Week 1: Introduction
In this first week, we will address some of the practicalities of the module, decide on our selected themes, and discuss preliminary issues thrown up by the introductory reading.
Seminar questions
- What (or who) were the 'social sciences' in Britain during the time period of this module?
- What were the 'social sciences' doing in this time period? Who (or what) was their object of analysis?
- What kinds of themes emerge from the reading that you have done?
- What kinds of primary source material are the historians you have read using? How do they approach them and whose stories are they telling through them?
- What does Mike Savage mean when he writes that ‘[t]he ability of the social sciences to cover their own traces is, indeed, one of their signal achievements’ [preface, p. x]? Based on your other reading, do you agree with this? What are the historiographical implications of using this material, if so?
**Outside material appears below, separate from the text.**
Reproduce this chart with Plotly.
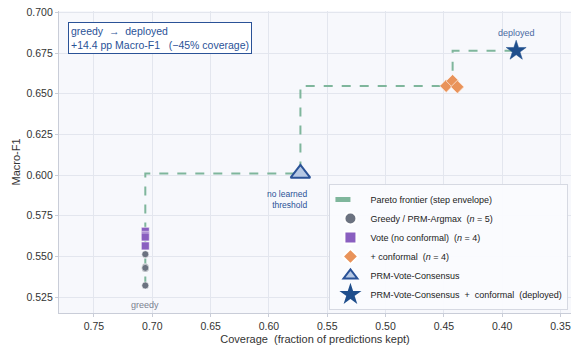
import plotly.graph_objects as go

# ---- data ----
greedy_cov = [0.706, 0.706, 0.706, 0.706, 0.706]
greedy_f1 = [0.5514, 0.5436, 0.5426, 0.5430, 0.5322]

vote_cov = [0.706, 0.706, 0.706, 0.706]
vote_f1 = [0.5655, 0.5630, 0.5620, 0.5565]

conf_cov = [0.448, 0.4425, 0.4383, 0.4385]
conf_f1 = [0.6548, 0.6578, 0.6540, 0.6542]

pvc_cov = [0.573]
pvc_f1 = [0.601]

dep_cov = [0.388]
dep_f1 = [0.6764]

front_cov = [0.706, 0.706, 0.573, 0.448, 0.4425, 0.388]
front_f1 = [0.5322, 0.5655, 0.601, 0.6548, 0.6578, 0.6764]

x_ticks = [0.75, 0.70, 0.65, 0.60, 0.55, 0.50, 0.45, 0.40, 0.35]
y_ticks = [0.525, 0.550, 0.575, 0.600, 0.625, 0.650, 0.675, 0.700]

FONT = "Liberation Sans, Arial, sans-serif"
BLUE = "#2a5297"

fig = go.Figure()
fig.add_trace(go.Scatter(x=front_cov, y=front_f1, mode="lines", line_shape="vh",
                         line=dict(color="#7fb69c", width=2, dash="dash"),
                         name="Pareto frontier (step envelope)"))
fig.add_trace(go.Scatter(x=greedy_cov, y=greedy_f1, mode="markers",
                         marker=dict(symbol="circle", size=7, color="#6b7280",
                                     line=dict(color="white", width=0.6)),
                         name="Greedy / PRM-Argmax  (<i>n</i> = 5)"))
fig.add_trace(go.Scatter(x=vote_cov, y=vote_f1, mode="markers",
                         marker=dict(symbol="square", size=8, color="#8a5fc0",
                                     line=dict(color="white", width=0.6)),
                         name="Vote (no conformal)  (<i>n</i> = 4)"))
fig.add_trace(go.Scatter(x=conf_cov, y=conf_f1, mode="markers",
                         marker=dict(symbol="diamond", size=10, color="#e9935a",
                                     line=dict(color="white", width=0.6)),
                         name="+ conformal  (<i>n</i> = 4)"))
fig.add_trace(go.Scatter(x=pvc_cov, y=pvc_f1, mode="markers",
                         marker=dict(symbol="triangle-up", size=17, color="#b6c8e4",
                                     line=dict(color=BLUE, width=2)),
                         name="PRM-Vote-Consensus"))
fig.add_trace(go.Scatter(x=dep_cov, y=dep_f1, mode="markers",
                         marker=dict(symbol="star", size=15, color="#1f4e8c",
                                     line=dict(color="#1f4e8c", width=0.5)),
                         name="PRM-Vote-Consensus  +  conformal  (deployed)"))

fig.add_annotation(x=greedy_cov[0], y=0.5202, text="greedy", showarrow=False,
                   font=dict(size=9, color="#7b8190", family=FONT))
fig.add_annotation(x=pvc_cov[0], y=0.585, text="no learned<br>threshold", showarrow=False,
                   align="right", xanchor="right", xshift=9,
                   font=dict(size=8.5, color=BLUE, family=FONT))
fig.add_annotation(x=dep_cov[0], y=0.687, text="deployed", showarrow=False,
                   font=dict(size=9, color="#4a6aa3", family=FONT))
fig.add_annotation(xref="paper", yref="paper", x=0.018, y=0.962, xanchor="left", yanchor="top",
                   text="greedy  →  deployed<br>+14.4 pp Macro-F1   (−45% coverage)",
                   showarrow=False, align="left", bgcolor="white", bordercolor=BLUE,
                   borderwidth=1, borderpad=2,
                   font=dict(size=10.5, color=BLUE, family=FONT))

fig.update_layout(
    width=580, height=349,
    margin=dict(l=59, r=9, t=6, b=36),
    paper_bgcolor="white", plot_bgcolor="#f7f8fc",
    font=dict(family=FONT, size=10.5, color="#333333"),
    legend=dict(x=0.995, y=0.01, xanchor="right", yanchor="bottom",
                bgcolor="rgba(250,251,254,0.95)", bordercolor="#d6d9e2", borderwidth=1,
                font=dict(size=9, color="#222222", family=FONT),
                tracegroupgap=0, itemsizing="constant", itemwidth=30),
    showlegend=True,
)
fig.update_xaxes(range=[0.78, 0.341], tickvals=x_ticks, ticktext=[f"{v:.2f}" for v in x_ticks],
                 showgrid=True, gridcolor="#e3e6ee", gridwidth=1, zeroline=False,
                 showline=True, linecolor="#c9cdd8", linewidth=1.2,
                 ticks="outside", ticklen=3, tickcolor="#c9cdd8",
                 title=dict(text="Coverage  (fraction of predictions kept)", standoff=4,
                            font=dict(size=11)),
                 tickfont=dict(size=10.5))
fig.update_yaxes(range=[0.5153, 0.7008], tickvals=y_ticks, ticktext=[f"{v:.3f}" for v in y_ticks],
                 showgrid=True, gridcolor="#e3e6ee", gridwidth=1, zeroline=False,
                 showline=True, linecolor="#c9cdd8", linewidth=1.2,
                 ticks="outside", ticklen=3, tickcolor="#c9cdd8", automargin=True,
                 title=dict(text="Macro-F1", standoff=3, font=dict(size=11)),
                 tickfont=dict(size=10.5))

fig.write_html("out.html")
- Who was observing whom in twentieth-century Britain?
Preparatory reading
- Mike Savage, Identities and Social Change in Britain since 1940: the politics of method (Oxford: OUP, 2010) [available as an e-book by searching on the Library catalogue]
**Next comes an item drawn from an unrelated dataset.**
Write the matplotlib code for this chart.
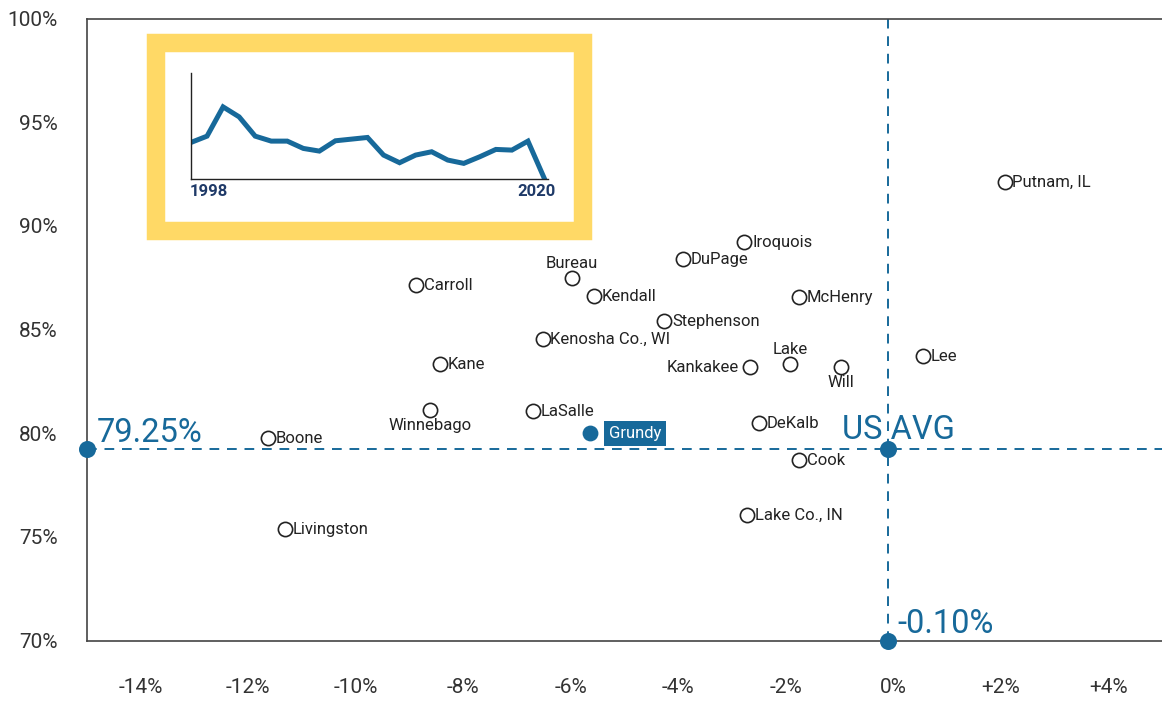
import matplotlib
matplotlib.use('Agg')
import matplotlib.pyplot as plt
from matplotlib.patches import Rectangle
from matplotlib.ticker import FuncFormatter

plt.rcParams['font.family'] = ['Roboto', 'DejaVu Sans']

BLUE = '#17699a'
YELLOW = '#ffd966'

# counties: change in rate (x, %) vs rate (y, %), label side
counties = ['Putnam, IL', 'Iroquois', 'DuPage', 'Bureau', 'Carroll', 'Kendall',
            'McHenry', 'Stephenson', 'Kenosha Co., WI', 'Lee', 'Kane', 'Kankakee',
            'Lake', 'Will', 'Winnebago', 'LaSalle', 'DeKalb', 'Boone', 'Cook',
            'Lake Co., IN', 'Livingston']
change = [2.07, -2.77, -3.92, -5.98, -8.88, -5.56,
          -1.75, -4.26, -6.52, 0.55, -8.43, -2.66,
          -1.92, -0.97, -8.62, -6.71, -2.49, -11.64, -1.75,
          -2.72, -11.31]
rate = [92.12, 89.22, 88.40, 87.49, 87.15, 86.62,
        86.57, 85.41, 84.54, 83.72, 83.34, 83.19,
        83.34, 83.19, 81.12, 81.07, 80.49, 79.77, 78.71,
        76.05, 75.38]
side = ['r', 'r', 'r', 't', 'r', 'r',
        'r', 'r', 'r', 'r', 'r', 'l',
        't', 'b', 'b', 'r', 'r', 'r', 'r',
        'r', 'r']

highlight = 'Grundy'
highlight_change = -5.65
highlight_rate = 80.01

us_change = -0.10
us_rate = 79.25

# inset: Grundy rate 1998-2020
years = list(range(1998, 2021))
inset_rate = [84.55, 85.5, 89.9, 88.4, 85.5, 84.75, 84.75, 83.65, 83.25, 84.8,
              85.05, 85.3, 82.65, 81.5, 82.65, 83.15, 81.9, 81.4, 82.4, 83.5,
              83.4, 84.75, 79.25]

fig = plt.figure(figsize=(11.62, 7.03), dpi=100)
ax = fig.add_axes([87 / 1162, 62.5 / 703, 1 - 87 / 1162, 622 / 703])

ax.set_xlim(-15, 5)
ax.set_ylim(70, 100)
ax.set_xticks([-14, -12, -10, -8, -6, -4, -2, 0, 2, 4])
ax.set_yticks([70, 75, 80, 85, 90, 95, 100])
ax.xaxis.set_major_formatter(FuncFormatter(lambda v, p: '0%' if v == 0 else ('%+d%%' % v)))
ax.yaxis.set_major_formatter(FuncFormatter(lambda v, p: '%d%%' % v))
ax.tick_params(length=0, labelsize=15, labelcolor='#333333')
ax.tick_params(axis='x', pad=27)
ax.tick_params(axis='y', pad=21)
ax.spines['right'].set_visible(False)
for s in ['left', 'top', 'bottom']:
    ax.spines[s].set_color('#444444')
    ax.spines[s].set_linewidth(1.2)

# US average reference lines
ax.plot([-15, 5], [us_rate, us_rate], color=BLUE, lw=1.4, dashes=(5, 4), zorder=2)
ax.plot([us_change, us_change], [70, 100], color=BLUE, lw=1.4, dashes=(5, 4), zorder=2)
ax.scatter([-15, us_change, us_change], [us_rate, us_rate, 70], s=150, color=BLUE,
           zorder=5, clip_on=False, linewidths=0)
ax.annotate('%.2f%%' % us_rate, (-15, us_rate), xytext=(7, 5), textcoords='offset points',
            ha='left', va='baseline', fontsize=23.5, color=BLUE)
ax.annotate('US AVG', (us_change, us_rate), xytext=(-33, 7), textcoords='offset points',
            ha='left', va='baseline', fontsize=23.5, color=BLUE)
ax.annotate('%.2f%%' % us_change, (us_change, 70), xytext=(6.5, 5.5), textcoords='offset points',
            ha='left', va='baseline', fontsize=23.5, color=BLUE)

# counties
ax.scatter(change, rate, s=105, facecolors='white', edgecolors='#222222',
           linewidths=1.2, zorder=4)
offsets = {'r': ((5.5, -0.5), 'left', 'center'),
           'l': ((-8, -0.5), 'right', 'center'),
           't': ((0, 5), 'center', 'bottom'),
           'b': ((0, -5.5), 'center', 'top')}
for name, x, y, sd in zip(counties, change, rate, side):
    off, ha, va = offsets[sd]
    ax.annotate(name, (x, y), xytext=off, textcoords='offset points',
                ha=ha, va=va, fontsize=12, color='#222222')

ax.scatter([highlight_change], [highlight_rate], s=130, color=BLUE, zorder=5, linewidths=0)
ax.annotate(highlight, (highlight_change, highlight_rate), xytext=(14, -0.5),
            textcoords='offset points', ha='left', va='center', fontsize=12, color='white',
            bbox=dict(boxstyle='square,pad=0.3', fc=BLUE, ec='none'))

# yellow frame + inset
frame = Rectangle((156 / 1162, (703 - 230.5) / 703), 426.5 / 1162, 188 / 703,
                  transform=fig.transFigure, facecolor='white', edgecolor=YELLOW,
                  linewidth=13.3, joinstyle='miter', zorder=1)
fig.patches.append(frame)

axi = fig.add_axes([191 / 1162, (703 - 179) / 703, 357 / 1162, 106 / 703], zorder=2)
axi.plot(years, inset_rate, color=BLUE, lw=3.6, solid_joinstyle='miter')
axi.set_xlim(1998, 2020.25)
axi.set_ylim(79.05, 95)
axi.set_xticks([])
axi.set_yticks([])
axi.patch.set_alpha(0)
for s in ['top', 'right']:
    axi.spines[s].set_visible(False)
for s in ['left', 'bottom']:
    axi.spines[s].set_color('#222222')
    axi.spines[s].set_linewidth(1.0)
axi.text(-0.005, -0.05, str(years[0]), transform=axi.transAxes, ha='left', va='top',
         fontsize=12, fontweight='bold', color='#1f3a68')
axi.text(1.02, -0.05, str(years[-1]), transform=axi.transAxes, ha='right', va='top',
         fontsize=12, fontweight='bold', color='#1f3a68')

fig.savefig('out.png', dpi=100)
- Florence Sutcliffe-Braithwaite, Class, Politics and the Decline of Deference in England, 1968-2000 (Oxford: OUP, 2018) [as above]
- Jon Lawrence, Me, Me, Me: the search for community in post-war England (Oxford: OUP, 2019) [ditto]
In the case of each book, please try to read all the introductions/prefaces (which are mostly short). Then pick your favourite book and read at least one other chapter (of your choice). (If you do want to read more, please feel free to do so!)
If you have time, please do also try to read one of these pieces (which hopefully will tie a lot of what you've read together):
- Claire Langhamer, '"Who the hell are ordinary people?" Ordinariness as a category of historical analysis', Transactions of the Royal Historical Society, 28 (2018), pp. 175-195
- Lise Butler, 'The social scientific turn in modern British history', Twentieth Century British History, 33:3 (2022), pp. 445-450
- Roslyn Dubler, 'The sociologist and the subject: two historiographies of post-war social science', Twentieth Century British History, 33:3 (2022), pp. 412-415
Further reading
Emily Robinson, Camilla Schofield, Florence Sutcliffe-Braithwaite and Natalie Thomlinson, 'Telling stories about post-war Britain: popular individualism and the "crisis" of the 1970s', Twentieth Century British History, 28:2 (2017), pp. 268-304
Plamena Panayotova (ed.), The History of Sociology in Britain: new research and revaluation (London: Palgrave Macmillan, 2019)
Matthew Hilton, 'Politics is ordinary: non-governmental organisations and political participation in contemporary Britain', Twentieth Century British History, 22:2 (2011), pp. 230-268
Matthew Hollow, 'Governmentality on the Park Hill Estate: the rationality of public housing', Urban History, 37:1 (2010), pp. 117-135
Patrick Joyce, 'What is the social in social history?', Past & Present, 206 (2010), pp. 213-248
[The Dubler and the Butler essays are part of a special roundtable in the journal Twentieth Century British History, and we will have the opportunity to consider more about the arguments presented here in week 10.]